* begin *

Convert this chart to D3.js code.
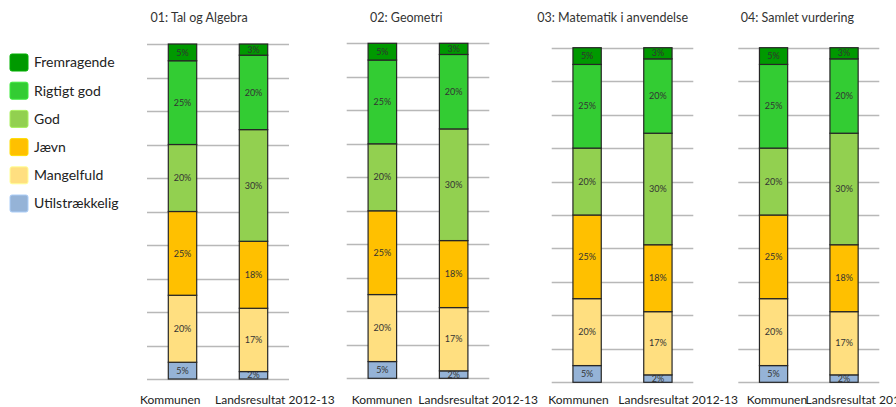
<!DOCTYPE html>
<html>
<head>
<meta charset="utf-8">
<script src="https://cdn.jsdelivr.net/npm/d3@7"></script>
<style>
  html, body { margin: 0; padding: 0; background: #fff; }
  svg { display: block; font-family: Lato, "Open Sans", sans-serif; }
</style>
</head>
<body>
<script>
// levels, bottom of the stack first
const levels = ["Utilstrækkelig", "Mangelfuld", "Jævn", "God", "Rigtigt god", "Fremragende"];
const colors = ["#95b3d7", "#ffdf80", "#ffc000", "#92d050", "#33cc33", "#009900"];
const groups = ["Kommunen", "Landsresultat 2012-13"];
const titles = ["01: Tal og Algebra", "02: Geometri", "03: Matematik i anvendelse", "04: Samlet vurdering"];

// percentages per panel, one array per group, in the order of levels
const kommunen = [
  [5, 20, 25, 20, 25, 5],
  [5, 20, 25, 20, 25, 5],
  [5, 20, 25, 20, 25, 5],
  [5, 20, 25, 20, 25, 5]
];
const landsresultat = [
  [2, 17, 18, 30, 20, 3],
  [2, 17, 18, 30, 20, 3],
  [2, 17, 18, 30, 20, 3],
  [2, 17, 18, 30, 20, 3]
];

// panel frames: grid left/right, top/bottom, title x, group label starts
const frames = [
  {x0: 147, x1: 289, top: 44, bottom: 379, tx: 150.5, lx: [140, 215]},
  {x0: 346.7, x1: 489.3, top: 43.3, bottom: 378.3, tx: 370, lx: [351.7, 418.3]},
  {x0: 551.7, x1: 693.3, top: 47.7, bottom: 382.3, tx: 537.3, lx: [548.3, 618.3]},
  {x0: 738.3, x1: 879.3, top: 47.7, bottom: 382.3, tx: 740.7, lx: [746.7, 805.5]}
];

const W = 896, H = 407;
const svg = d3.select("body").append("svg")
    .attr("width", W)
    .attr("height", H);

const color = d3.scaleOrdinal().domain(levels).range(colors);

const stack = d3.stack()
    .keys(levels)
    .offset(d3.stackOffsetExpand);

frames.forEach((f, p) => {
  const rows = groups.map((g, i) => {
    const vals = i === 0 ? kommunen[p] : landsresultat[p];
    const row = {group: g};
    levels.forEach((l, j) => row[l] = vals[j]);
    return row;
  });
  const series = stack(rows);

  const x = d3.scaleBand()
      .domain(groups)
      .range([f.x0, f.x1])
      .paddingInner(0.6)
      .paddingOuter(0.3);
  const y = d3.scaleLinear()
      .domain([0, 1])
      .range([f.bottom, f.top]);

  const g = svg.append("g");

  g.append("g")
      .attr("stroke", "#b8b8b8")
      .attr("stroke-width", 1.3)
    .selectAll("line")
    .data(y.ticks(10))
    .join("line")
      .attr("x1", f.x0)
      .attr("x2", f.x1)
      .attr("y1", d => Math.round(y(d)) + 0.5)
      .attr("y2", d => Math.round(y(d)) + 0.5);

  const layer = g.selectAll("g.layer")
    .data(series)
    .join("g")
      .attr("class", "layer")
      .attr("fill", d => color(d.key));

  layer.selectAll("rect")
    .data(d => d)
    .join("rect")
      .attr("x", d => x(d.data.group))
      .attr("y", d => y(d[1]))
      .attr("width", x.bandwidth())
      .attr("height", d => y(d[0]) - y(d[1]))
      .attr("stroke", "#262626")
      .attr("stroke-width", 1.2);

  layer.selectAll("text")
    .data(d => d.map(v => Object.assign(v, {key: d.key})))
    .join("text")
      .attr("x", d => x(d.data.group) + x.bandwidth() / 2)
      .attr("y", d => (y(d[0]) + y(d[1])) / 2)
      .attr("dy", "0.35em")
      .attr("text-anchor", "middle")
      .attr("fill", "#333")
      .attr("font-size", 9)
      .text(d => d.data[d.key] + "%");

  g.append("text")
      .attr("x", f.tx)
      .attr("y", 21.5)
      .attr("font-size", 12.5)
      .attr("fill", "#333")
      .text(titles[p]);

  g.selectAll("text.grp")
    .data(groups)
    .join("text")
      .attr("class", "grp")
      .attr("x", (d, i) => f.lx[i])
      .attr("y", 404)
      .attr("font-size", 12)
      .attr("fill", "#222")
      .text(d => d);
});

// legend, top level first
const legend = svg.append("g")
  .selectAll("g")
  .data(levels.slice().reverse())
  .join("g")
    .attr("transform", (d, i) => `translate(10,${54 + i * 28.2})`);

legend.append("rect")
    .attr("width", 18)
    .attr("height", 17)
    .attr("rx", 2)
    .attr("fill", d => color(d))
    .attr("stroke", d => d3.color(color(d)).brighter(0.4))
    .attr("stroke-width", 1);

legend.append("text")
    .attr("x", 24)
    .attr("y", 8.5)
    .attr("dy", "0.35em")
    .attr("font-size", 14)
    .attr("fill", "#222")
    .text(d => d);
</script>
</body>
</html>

* end *

### What you need to do
Skip the pictures, please, and transcribe only the lines from the beginning of the material through the one that contains "const color = d3.scaleOrdinal().domain(levels).range(colors);".

### Reply
Convert this chart to D3.js code.
<!DOCTYPE html>
<html>
<head>
<meta charset="utf-8">
<script src="https://cdn.jsdelivr.net/npm/d3@7"></script>
<style>
  html, body { margin: 0; padding: 0; background: #fff; }
  svg { display: block; font-family: Lato, "Open Sans", sans-serif; }
</style>
</head>
<body>
<script>
// levels, bottom of the stack first
const levels = ["Utilstrækkelig", "Mangelfuld", "Jævn", "God", "Rigtigt god", "Fremragende"];
const colors = ["#95b3d7", "#ffdf80", "#ffc000", "#92d050", "#33cc33", "#009900"];
const groups = ["Kommunen", "Landsresultat 2012-13"];
const titles = ["01: Tal og Algebra", "02: Geometri", "03: Matematik i anvendelse", "04: Samlet vurdering"];

// percentages per panel, one array per group, in the order of levels
const kommunen = [
  [5, 20, 25, 20, 25, 5],
  [5, 20, 25, 20, 25, 5],
  [5, 20, 25, 20, 25, 5],
  [5, 20, 25, 20, 25, 5]
];
const landsresultat = [
  [2, 17, 18, 30, 20, 3],
  [2, 17, 18, 30, 20, 3],
  [2, 17, 18, 30, 20, 3],
  [2, 17, 18, 30, 20, 3]
];

// panel frames: grid left/right, top/bottom, title x, group label starts
const frames = [
  {x0: 147, x1: 289, top: 44, bottom: 379, tx: 150.5, lx: [140, 215]},
  {x0: 346.7, x1: 489.3, top: 43.3, bottom: 378.3, tx: 370, lx: [351.7, 418.3]},
  {x0: 551.7, x1: 693.3, top: 47.7, bottom: 382.3, tx: 537.3, lx: [548.3, 618.3]},
  {x0: 738.3, x1: 879.3, top: 47.7, bottom: 382.3, tx: 740.7, lx: [746.7, 805.5]}
];

const W = 896, H = 407;
const svg = d3.select("body").append("svg")
    .attr("width", W)
    .attr("height", H);

const color = d3.scaleOrdinal().domain(levels).range(colors);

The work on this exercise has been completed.